With “Only Lovers Left Alive,” Jim Jarmusch has made a vampire movie, but, as you might expect, not just any old vampire movie. “Twilight” fans will not be amused, but Jarmusch’s usual coterie of art-film followers will likely find the movie his best in years.
I’ve always been partial to Jarmusch’s cooled-out slow-burn lyricism, maybe because, compared with the freneticism of most movies these days, his languor is a tonic. In “Only Lovers Left Alive,” Tom Hiddleston and Tilda Swinton play characters named Adam and Eve, who have perpetuated the longest love affair in the world.
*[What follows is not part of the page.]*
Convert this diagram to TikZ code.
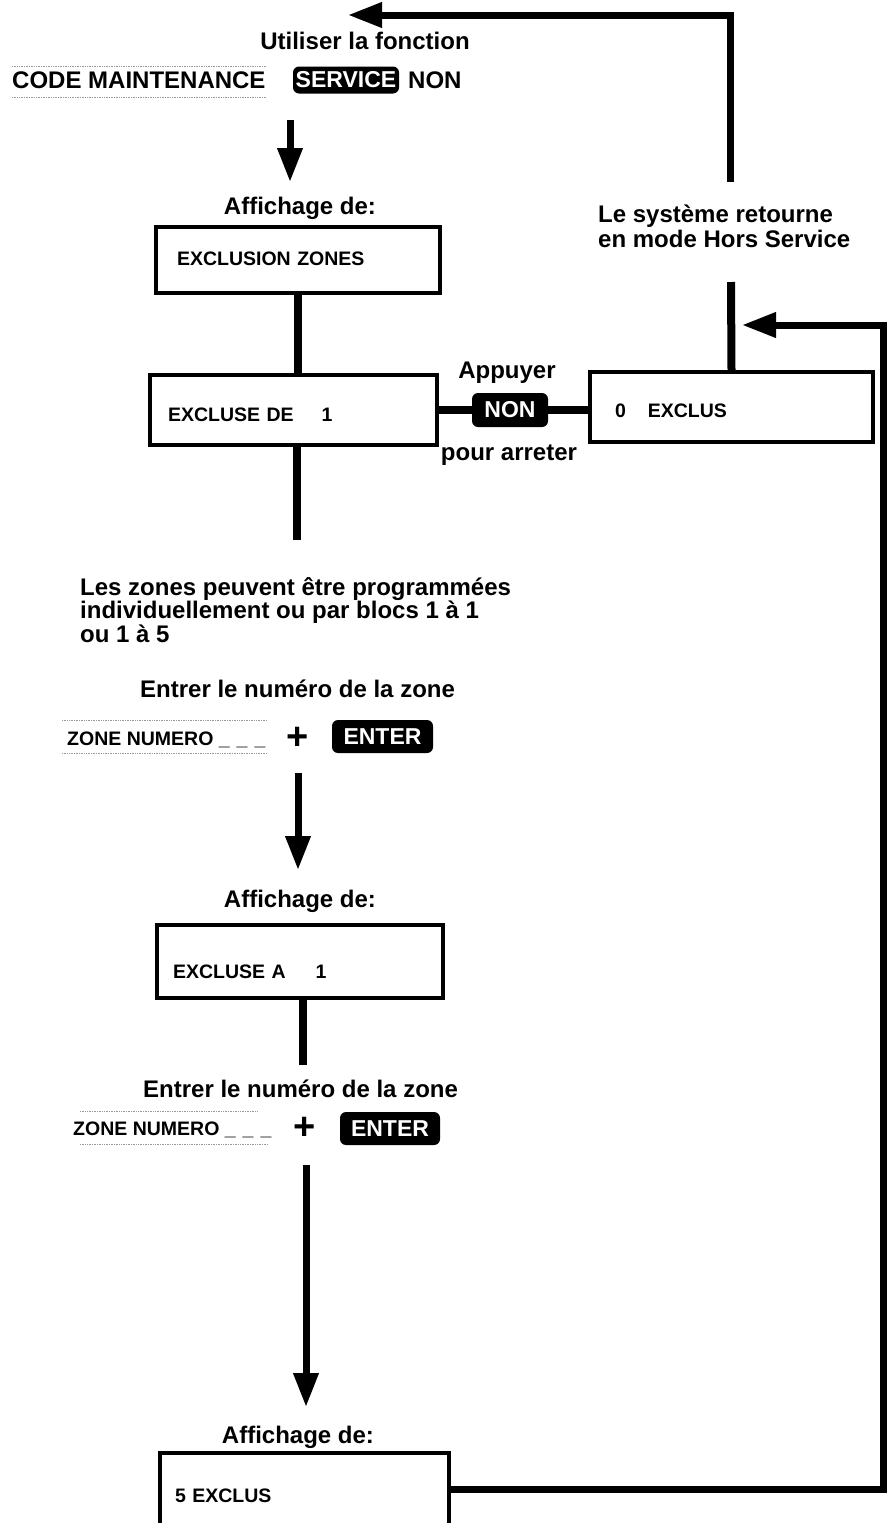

Somnolent Adam has been holed up in Detroit playing vinyl oldies and collecting vintage guitars; Eve has been traipsing through Tangier, where her best friend, Christopher Marlowe (John Hurt), has access to a diminishing supply of pure blood.
The conceit here is that the human blood supply has become so contaminated that, well, what’s a poor vampire to do? Jarmusch doesn’t play this up for laughs, let alone suspense. It’s just a fact of life – or, to be more exact, un-life. Hiddleston is appropriately soggy in a Byronic kind of way, and Swinton, in a platinum-blond wig, gives the ultimate Tilda Swinton performance as a poetically famished vampiress. Has she ever, I wonder, played a character with a suntan? Grade: B (Rated R for language and brief nudity.)